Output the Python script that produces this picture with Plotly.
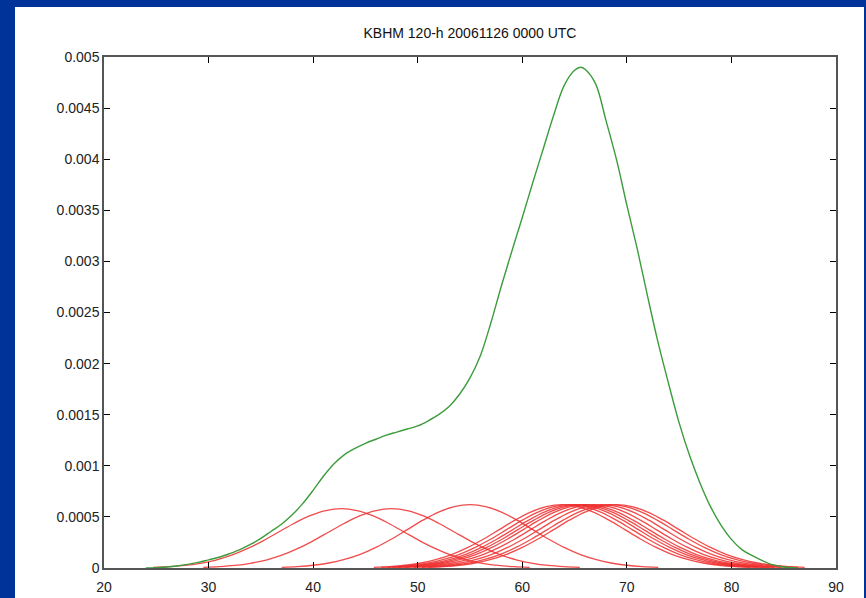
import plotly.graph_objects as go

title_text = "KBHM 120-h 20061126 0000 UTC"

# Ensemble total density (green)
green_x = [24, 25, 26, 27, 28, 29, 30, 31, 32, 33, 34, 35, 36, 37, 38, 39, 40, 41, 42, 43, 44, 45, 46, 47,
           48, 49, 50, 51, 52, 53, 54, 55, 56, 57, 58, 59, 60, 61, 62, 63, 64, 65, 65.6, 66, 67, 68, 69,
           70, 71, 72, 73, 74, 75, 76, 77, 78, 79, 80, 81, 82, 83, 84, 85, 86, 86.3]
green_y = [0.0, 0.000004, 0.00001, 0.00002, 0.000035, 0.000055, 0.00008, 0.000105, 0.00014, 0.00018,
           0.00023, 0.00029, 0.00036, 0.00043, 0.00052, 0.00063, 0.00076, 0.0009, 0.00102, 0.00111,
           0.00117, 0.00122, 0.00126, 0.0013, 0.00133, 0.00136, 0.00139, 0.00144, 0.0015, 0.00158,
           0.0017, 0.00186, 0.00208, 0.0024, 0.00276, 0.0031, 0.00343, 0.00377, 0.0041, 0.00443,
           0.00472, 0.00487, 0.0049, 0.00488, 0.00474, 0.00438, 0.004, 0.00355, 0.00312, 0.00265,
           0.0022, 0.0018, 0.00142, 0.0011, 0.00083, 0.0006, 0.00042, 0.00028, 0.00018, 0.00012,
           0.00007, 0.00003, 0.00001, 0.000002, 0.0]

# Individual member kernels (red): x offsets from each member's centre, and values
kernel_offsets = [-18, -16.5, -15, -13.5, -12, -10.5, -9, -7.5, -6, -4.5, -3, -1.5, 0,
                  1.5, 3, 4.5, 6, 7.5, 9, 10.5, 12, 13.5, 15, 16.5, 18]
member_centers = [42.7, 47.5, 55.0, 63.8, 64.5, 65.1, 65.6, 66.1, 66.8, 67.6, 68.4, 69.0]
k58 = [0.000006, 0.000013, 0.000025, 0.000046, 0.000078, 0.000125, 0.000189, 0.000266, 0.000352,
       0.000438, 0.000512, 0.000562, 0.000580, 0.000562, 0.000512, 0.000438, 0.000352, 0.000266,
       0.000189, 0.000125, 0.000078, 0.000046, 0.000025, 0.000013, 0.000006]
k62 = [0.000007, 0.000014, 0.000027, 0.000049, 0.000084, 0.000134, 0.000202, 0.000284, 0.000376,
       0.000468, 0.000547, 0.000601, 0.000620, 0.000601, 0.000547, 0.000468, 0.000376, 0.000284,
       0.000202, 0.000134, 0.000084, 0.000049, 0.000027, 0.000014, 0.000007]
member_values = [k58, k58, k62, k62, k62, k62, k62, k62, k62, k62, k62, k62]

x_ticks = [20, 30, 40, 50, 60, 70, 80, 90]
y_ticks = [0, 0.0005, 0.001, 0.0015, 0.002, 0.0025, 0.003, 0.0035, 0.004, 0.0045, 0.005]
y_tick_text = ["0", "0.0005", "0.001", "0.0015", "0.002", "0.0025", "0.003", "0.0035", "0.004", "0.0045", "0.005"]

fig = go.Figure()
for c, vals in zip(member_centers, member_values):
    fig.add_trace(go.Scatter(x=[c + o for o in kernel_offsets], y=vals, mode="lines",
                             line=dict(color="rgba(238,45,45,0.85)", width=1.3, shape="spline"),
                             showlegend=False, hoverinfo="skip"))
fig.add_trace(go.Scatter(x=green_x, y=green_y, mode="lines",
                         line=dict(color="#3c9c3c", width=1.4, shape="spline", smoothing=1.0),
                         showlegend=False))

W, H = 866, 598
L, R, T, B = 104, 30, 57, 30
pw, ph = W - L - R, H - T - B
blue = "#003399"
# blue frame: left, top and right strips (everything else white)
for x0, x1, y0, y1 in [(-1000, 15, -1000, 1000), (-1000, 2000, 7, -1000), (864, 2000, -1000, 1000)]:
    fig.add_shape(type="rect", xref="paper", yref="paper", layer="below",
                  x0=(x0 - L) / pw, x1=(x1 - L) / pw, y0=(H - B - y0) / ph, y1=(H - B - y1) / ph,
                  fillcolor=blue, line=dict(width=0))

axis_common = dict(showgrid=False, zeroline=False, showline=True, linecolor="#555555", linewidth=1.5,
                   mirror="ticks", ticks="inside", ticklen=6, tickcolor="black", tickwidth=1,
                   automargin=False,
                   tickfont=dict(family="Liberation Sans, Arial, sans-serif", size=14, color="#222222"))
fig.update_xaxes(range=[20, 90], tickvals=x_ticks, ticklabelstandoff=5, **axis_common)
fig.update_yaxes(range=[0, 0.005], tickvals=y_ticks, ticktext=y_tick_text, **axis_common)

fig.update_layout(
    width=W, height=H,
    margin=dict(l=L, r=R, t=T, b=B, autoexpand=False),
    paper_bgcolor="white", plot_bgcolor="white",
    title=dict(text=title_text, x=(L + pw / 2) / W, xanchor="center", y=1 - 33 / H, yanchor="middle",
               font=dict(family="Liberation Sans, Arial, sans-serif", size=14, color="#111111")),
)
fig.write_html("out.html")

---

• WORK INSTRUCTIONS: Give again, exactly, the lines from the start of the data through the one holding "120-h 20061126 0000"; omit the pictures.

• TASK RESULT:
Output the Python script that produces this picture with Plotly.
import plotly.graph_objects as go

title_text = "KBHM 120-h 20061126 0000 UTC"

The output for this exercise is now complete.